TJ had other worries too: 
"And the other day, someone asked me what we're going to do if the mom wants the baby back?  What if we fall in love with the baby and then we have to give her back?  Then what?"
"That is something that I warned you about," I admitted.  "It's a possibility because the birth father hasn't signed off on the paperwork."
"So, he might take the baby away?" TJ asked.
"No, honey," I said.  "If the biological dad contests the adoption, then Kendra is going to take the baby back.  But she is adamant that the dad wants nothing to do with the baby."
"But what if Kendra decides that she wants her baby back?  Jim said she can't get the baby back after she leaves the hospital.  That the law in our state is really protective of adoptive families."

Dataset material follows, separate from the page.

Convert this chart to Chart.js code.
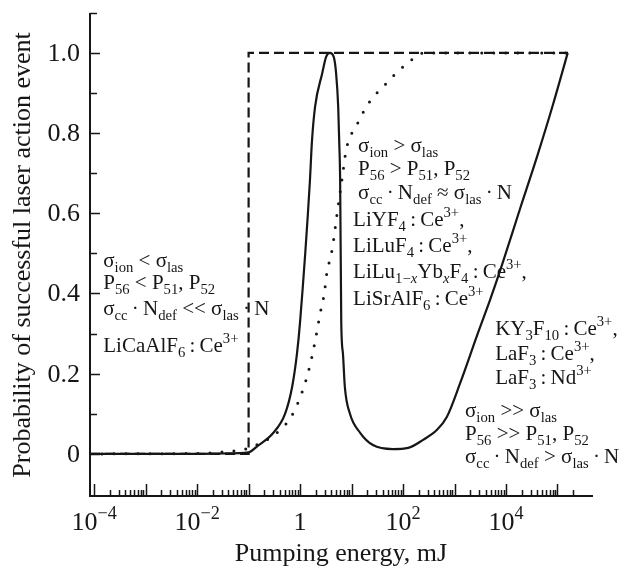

"TJ," I explained.  "Just because something is legal doesn't mean it's right.  If we take the baby home, and then Kendra changes her mind the next day, we will definitely give her the baby back."
"But what if she changes her mind a month later?"
"I think we would return the baby and hope to be included in their lives in the future."
"But what if she wants the baby back in a year from now?  Two years from now?"
"I think that would be different," I said.
"So, at what point in time do we know that it's okay to keep the baby, even if Kendra wants her back?"
"I don't know, honey."  And I really didn't.
TJ posed an excellent, if challenging, question.  There's always debate around contemporary moral issues and where to draw the line.  I was stumped.  But only on a philosophical level because I strongly believed that Kendra would be keeping this baby.
"It's really hard for me," TJ said again.  "Because how am I supposed to let myself get attached to her if I don't know if I am going to lose her?"
Another good question.
"And I feel like I'm not as important in the process either.  Like with Sara, I came to the ultrasounds and stuff.  But now, you and dad are talking about Kendra, and I haven't even met her."
"You're right, TJ, you are," I admitted.  "I want you to meet Kendra.  But I also don't want to intrude on Kendra's privacy.  I don't even know if she ever wants to talk to me again," I said.  "I'll ask the social worker about this tomorrow.  I'm sorry, honey, but that's the best I can give you right now.  I have a lot to think about too."
TJ seemed okay after our talk, at least for that evening.  I was definitely worried about him and Sara.  About what kind of impact this adoption would have on them.  During our home study, I had brought it up with Paula, the social worker.  What if we took a baby home, and then had to return her?  Was it fair to the two kids we already had to take such a risk?

The social worker had been super encouraging:
"Your kids are at the two perfect ages for this.  Sara is only two--she's not going to understand or remember any of this if the adoption doesn't work out.  And what an amazing opportunity this is going to be for your teenager!  Whatever happens, he is going to witness his parents doing a wonderful thing for a baby.  And for a birth mother in a very bad situation.  He's old enough to handle this and your little one is young enough."
Paula seemed to know what she was talking about.  She never even hesitated when I posed tough questions.  Adoption was her area of expertise.  And even though adoption was not my clinical specialty, I used to practice psychotherapy as a Licensed Clinical Social Worker.  We had the same degree in common.  Talking with Paula was like finding another American when lost in some foreign land.  The attorney was horrible, but Paula seemed to speak my language.  So, I trusted her.  Simple as that.